Завершением и кульминацией нашего посещения был еще один сюрприз, которым Вулф думал нас особенно порадовать. Сюрприз имел зоб, выпученные глаза, грязные ногти и говорил на ужасающей смеси баварского диалекта и плохого американского. «Моя приходящая прислуга! — воскликнул разговорчивый великан с наивной гордостью. — Она родом из Мисбаха! Это ведь недалеко от вашего родного города Мюнхена? Вы можете поговорить с ней на вашем языке. Давайте! Меня не стесняйтесь!» Тактично отвернувшись, словно бы не желая мешать интимности этой встречи, он тем не менее не пропустил ни одной из неловких фраз, которыми мы обменялись с нашей зобастой соотечественницей. Разве не тоска по родине была лейтмотивом, снова и снова изменяющейся, внутренне варьирующейся темой его эпической поэзии? Поскольку его самого глубоко трогала и завораживала всякая весть из провинциального мира, откуда он был родом, то он, наверное, полагал, что звучание баварского голоса должно возбудить и в нас чувства подобного слащавого, уныло блаженного рода. В болтовне служанки мы должны были узнать чужеродный звук, великий утраченный язык, пропавшую без вести речь детства, ритм которой он на протяжении всей своей жизни пытался отыскать с терпеливо-ревностной нежностью.
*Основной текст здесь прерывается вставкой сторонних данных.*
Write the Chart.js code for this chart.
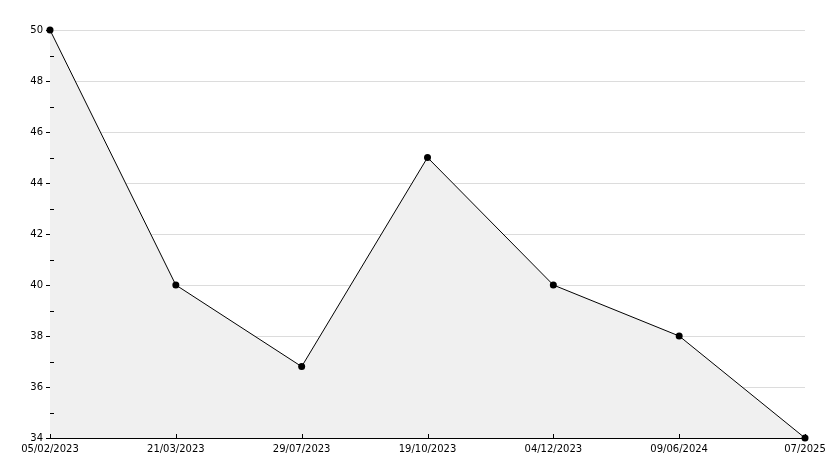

«The best of luck to you![193] — пожелал он нам на прощанье. — Я надеюсь, что вам здесь понравится. Сначала кое-что в этой стране покажется непривычным, может быть даже безобразным или враждебным. Но вы со временем приживетесь. Да, я полагаю, я почти уверен, что вам у нас понравится».
Пророчеству писателя суждено было полностью сбыться. На самом деле, новое окружение какое-то время оставалось для нас непривычным или даже в некоторых отношениях казалось враждебно-безобразным, пока мы постепенно не прижились, не привыкли к американскому стилю жизни.
Вновь прибывшие делают ошибки; нас тоже не совсем миновал горький опыт. «Перцемолка» хотя и не провалилась с треском, но нашла в Нью-Йорке все-таки относительно слабый отклик. Эрика начала свои спектакли, может быть несколько опрометчиво, 29 декабря 1936 года в одном нарядном, но не очень впечатляющем маленьком театре, расположенном на самом верхнем этаже небоскреба, в Чанин Билдинг, близ вокзала Гранд сентрал. Часть прессы и публики не осталась равнодушной к особой прелести сцен, песен и декламаций — некоторые из них исполнялись в английском переводе, другие в немецком оригинале. Но все же недоставало контакта между партером и сценой; программа не зажигала, не имела успеха. Тот энтузиазм, с которым принимались эти самые номера в Амстердаме, Цюрихе, Праге и других европейских столицах, здесь не возникал; напрасно мы ждали того великого «хохота», того взволнованного молчания, тех почти охрипших от воодушевления криков «браво», тех бурных аплодисментов.